Le fils du capitaine

Publié le 7 décembre 2018

Que faire un dimanche à Conakry ? Et pourquoi ne pas prendre le large ? Notre envoyé spécial joue à l’explorateur de mer.

Carnet de route

Cher(e)s Globe-reporters,

Je vous écris depuis Conakry alors que je devrais me trouver depuis plusieurs jours dans la région des Monts Nimba avec Carol Valade, le correspondant de RFI en Guinée. Malheureusement, le 4x4 que nous avions loué est tombé une première fois en panne puis une seconde fois. Une chance puisque Carol a ensuite été victime d’une crise de paludisme ce qui aurait été très ennuyeux si elle était survenue en plein voyage dans l’intérieur du pays. Rassurez-vous, il va mieux et nous partirons bientôt dans un nouveau 4x4 en bon état cette fois. Du moins, on l’espère !

Ce sont les vicissitudes du reportage dans un pays comme la Guinée où l’on pense pouvoir maîtriser le temps et le cours des choses alors qu’il faut constamment s’adapter, improviser et prendre la vie avec philosophie. Face à ma déception de devoir reporter le départ, Carol m’a rassuré et m’a dit “tu verras, tout s’arrange en Guinée”. N’ayant rien prévu d’autre que d’avaler les kilomètres jusque dans l’intérieur du pays, il a fallu que je me remette en quête de nouveaux reportages à vous envoyer. Mais que faire un dimanche alors que tout le monde se repose ?

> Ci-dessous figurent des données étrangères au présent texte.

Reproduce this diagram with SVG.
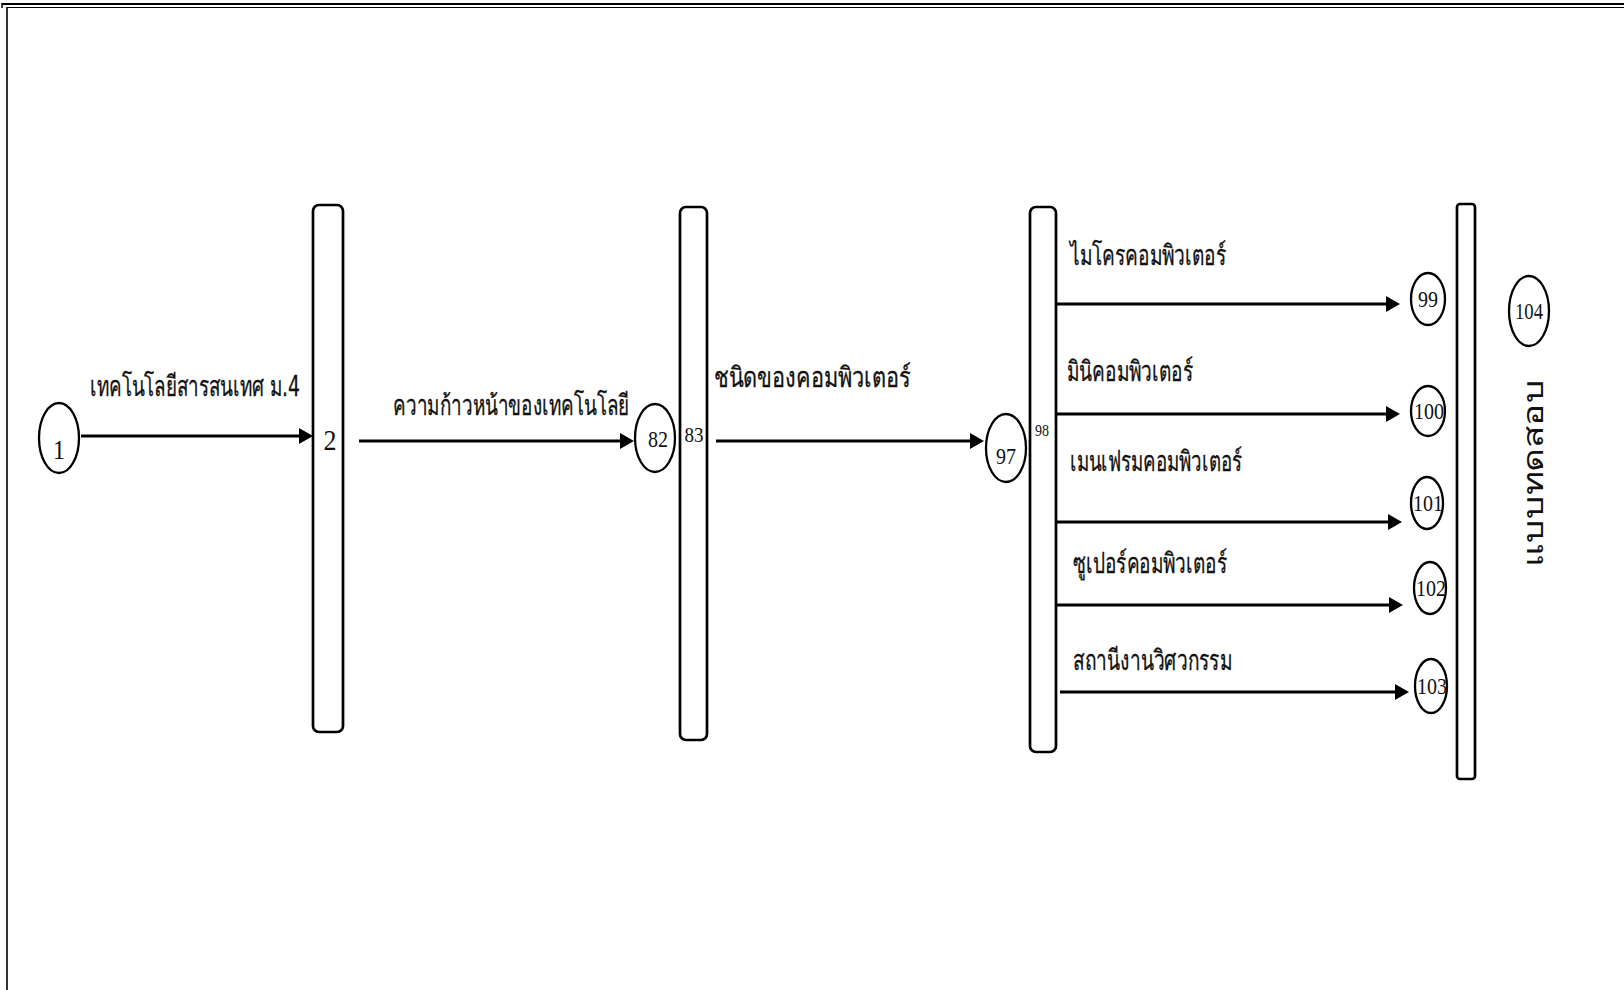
<svg xmlns="http://www.w3.org/2000/svg" width="1624" height="990" viewBox="0 0 1624 990">
  <defs>
    <marker id="arrow" viewBox="0 0 14 16" refX="8" refY="8" markerWidth="14" markerHeight="16" markerUnits="userSpaceOnUse" orient="auto">
      <path d="M0,0 L14,8 L0,16 z" fill="#000"/>
    </marker>
    <style>
      .frame { stroke: #000; fill: none; }
      .node { fill: #fff; stroke: #000; stroke-width: 2.3; }
      .bar { fill: #fff; stroke: #000; stroke-width: 2.7; }
      .edge { stroke: #000; stroke-width: 2.8; fill: none; marker-end: url(#arrow); }
      .num { font-family: "Liberation Serif", "DejaVu Serif", serif; fill: #111; text-anchor: middle; }
      .lbl { font-family: "DejaVu Sans", "Noto Sans", sans-serif; font-size: 28px; fill: #111; stroke: #111; stroke-width: 0.3; }
      .vlbl { font-family: "DejaVu Sans", "Noto Sans", sans-serif; font-size: 28px; fill: #111; text-anchor: middle; }
    </style>
  </defs>

  <!-- page border -->
  <g id="frame">
    <line class="frame" x1="2" y1="4" x2="1624" y2="4" stroke-width="2.2"/>
    <line class="frame" x1="7" y1="7.5" x2="1624" y2="7.5" stroke-width="1.2"/>
    <line class="frame" x1="2" y1="3" x2="2" y2="8" stroke-width="1.5"/>
    <line class="frame" x1="7" y1="7" x2="7" y2="990" stroke-width="1.6"/>
  </g>

  <!-- connectors -->
  <g id="connectors">
    <path class="edge" d="M81 436 H307"/>
    <path class="edge" d="M359 441 H628"/>
    <path class="edge" d="M716 441 H978"/>
    <path class="edge" d="M1049 304 H1394"/>
    <path class="edge" d="M1049 414 H1394"/>
    <path class="edge" d="M1053 522 H1396"/>
    <path class="edge" d="M1057 605 H1397"/>
    <path class="edge" d="M1060 692 H1403"/>
  </g>

  <!-- edge labels -->
  <g id="labels">
    <text class="lbl" x="90" y="396" textLength="210" lengthAdjust="spacingAndGlyphs">เทคโนโลยีสารสนเทศ ม.4</text>
    <text class="lbl" x="393" y="415" textLength="236" lengthAdjust="spacingAndGlyphs">ความก้าวหน้าของเทคโนโลยี</text>
    <text class="lbl" x="714" y="387" textLength="197" lengthAdjust="spacingAndGlyphs">ชนิดของคอมพิวเตอร์</text>
    <text class="lbl" x="1070" y="265" textLength="156" lengthAdjust="spacingAndGlyphs">ไมโครคอมพิวเตอร์</text>
    <text class="lbl" x="1067" y="381" textLength="126" lengthAdjust="spacingAndGlyphs">มินิคอมพิวเตอร์</text>
    <text class="lbl" x="1070" y="471" textLength="172" lengthAdjust="spacingAndGlyphs">เมนเฟรมคอมพิวเตอร์</text>
    <text class="lbl" x="1073" y="573" textLength="154" lengthAdjust="spacingAndGlyphs">ซูเปอร์คอมพิวเตอร์</text>
    <text class="lbl" x="1073" y="670" textLength="159" lengthAdjust="spacingAndGlyphs">สถานีงานวิศวกรรม</text>
  </g>

  <g id="n1">
    <ellipse class="node" cx="59" cy="438" rx="20" ry="35"/>
    <text class="num" x="59" y="459" font-size="28" textLength="12" lengthAdjust="spacingAndGlyphs">1</text>
  </g>

  <g id="n2">
    <rect class="bar" x="313" y="205" width="30" height="527" rx="6"/>
    <text class="num" x="330" y="450" font-size="30" textLength="13" lengthAdjust="spacingAndGlyphs">2</text>
  </g>

  <g id="n82">
    <ellipse class="node" cx="655" cy="438" rx="20" ry="34"/>
    <text class="num" x="658" y="447" font-size="23" textLength="20" lengthAdjust="spacingAndGlyphs">82</text>
  </g>

  <g id="n83">
    <rect class="bar" x="680" y="207" width="27" height="533" rx="6"/>
    <text class="num" x="694" y="442" font-size="21" textLength="19" lengthAdjust="spacingAndGlyphs">83</text>
  </g>

  <g id="n97">
    <ellipse class="node" cx="1006" cy="448" rx="20" ry="34"/>
    <text class="num" x="1006" y="464" font-size="23" textLength="20" lengthAdjust="spacingAndGlyphs">97</text>
  </g>

  <g id="n98">
    <rect class="bar" x="1030" y="207" width="26" height="545" rx="6"/>
    <text class="num" x="1042" y="436" font-size="17" textLength="14" lengthAdjust="spacingAndGlyphs">98</text>
  </g>

  <g id="n99">
    <ellipse class="node" cx="1428" cy="299" rx="17" ry="26"/>
    <text class="num" x="1428" y="307" font-size="23" textLength="20" lengthAdjust="spacingAndGlyphs">99</text>
  </g>

  <g id="n100">
    <ellipse class="node" cx="1428" cy="411" rx="17" ry="25"/>
    <text class="num" x="1429" y="419" font-size="23" textLength="30" lengthAdjust="spacingAndGlyphs">100</text>
  </g>

  <g id="n101">
    <ellipse class="node" cx="1427" cy="503" rx="16" ry="26"/>
    <text class="num" x="1428" y="511" font-size="23" textLength="30" lengthAdjust="spacingAndGlyphs">101</text>
  </g>

  <g id="n102">
    <ellipse class="node" cx="1430" cy="588" rx="16" ry="26"/>
    <text class="num" x="1431" y="596" font-size="23" textLength="30" lengthAdjust="spacingAndGlyphs">102</text>
  </g>

  <g id="n103">
    <ellipse class="node" cx="1431" cy="686" rx="16" ry="27"/>
    <text class="num" x="1432" y="694" font-size="23" textLength="30" lengthAdjust="spacingAndGlyphs">103</text>
  </g>

  <g id="n104-bar">
    <rect class="bar" x="1457" y="204" width="18" height="575" rx="3"/>
  </g>

  <g id="n104">
    <ellipse class="node" cx="1529" cy="311" rx="20" ry="35"/>
    <text class="num" x="1529" y="319" font-size="23" textLength="28" lengthAdjust="spacingAndGlyphs">104</text>
  </g>

  <g id="title">
    <text class="vlbl" transform="translate(1543,473) rotate(-90)" x="0" y="0" textLength="187" lengthAdjust="spacingAndGlyphs">แบบทดสอบ</text>
  </g>
</svg>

Je me suis rendu illico dans l’archipel des îles de Loos pour profiter de la mer et de la nature et partager avec vous cette expérience. Je me suis joint à l’équipée de deux couples de Français pour sauter dans la pirogue qu’ils avaient loué au départ du port de Boulbinet situé à l’extrême pointe de la presqu’île de Conakry. L’archipel tirerait son nom de celui donné par les navigateurs portugais qui le découvrent au 15ème siècle et le baptise Ilhas dos los Idolos, les iles des Idoles. Longtemps utilisé comme dépôt d’esclave jusqu’à la moitié du 19ème siècle, l’archipel de Loos eut une importance considérable dans le commerce triangulaire. Il est composé de trois îles principales, Kassa, Tamara et Roume. C’est sur cette dernière, la plus petite de l’Archipel, que je me suis rendu.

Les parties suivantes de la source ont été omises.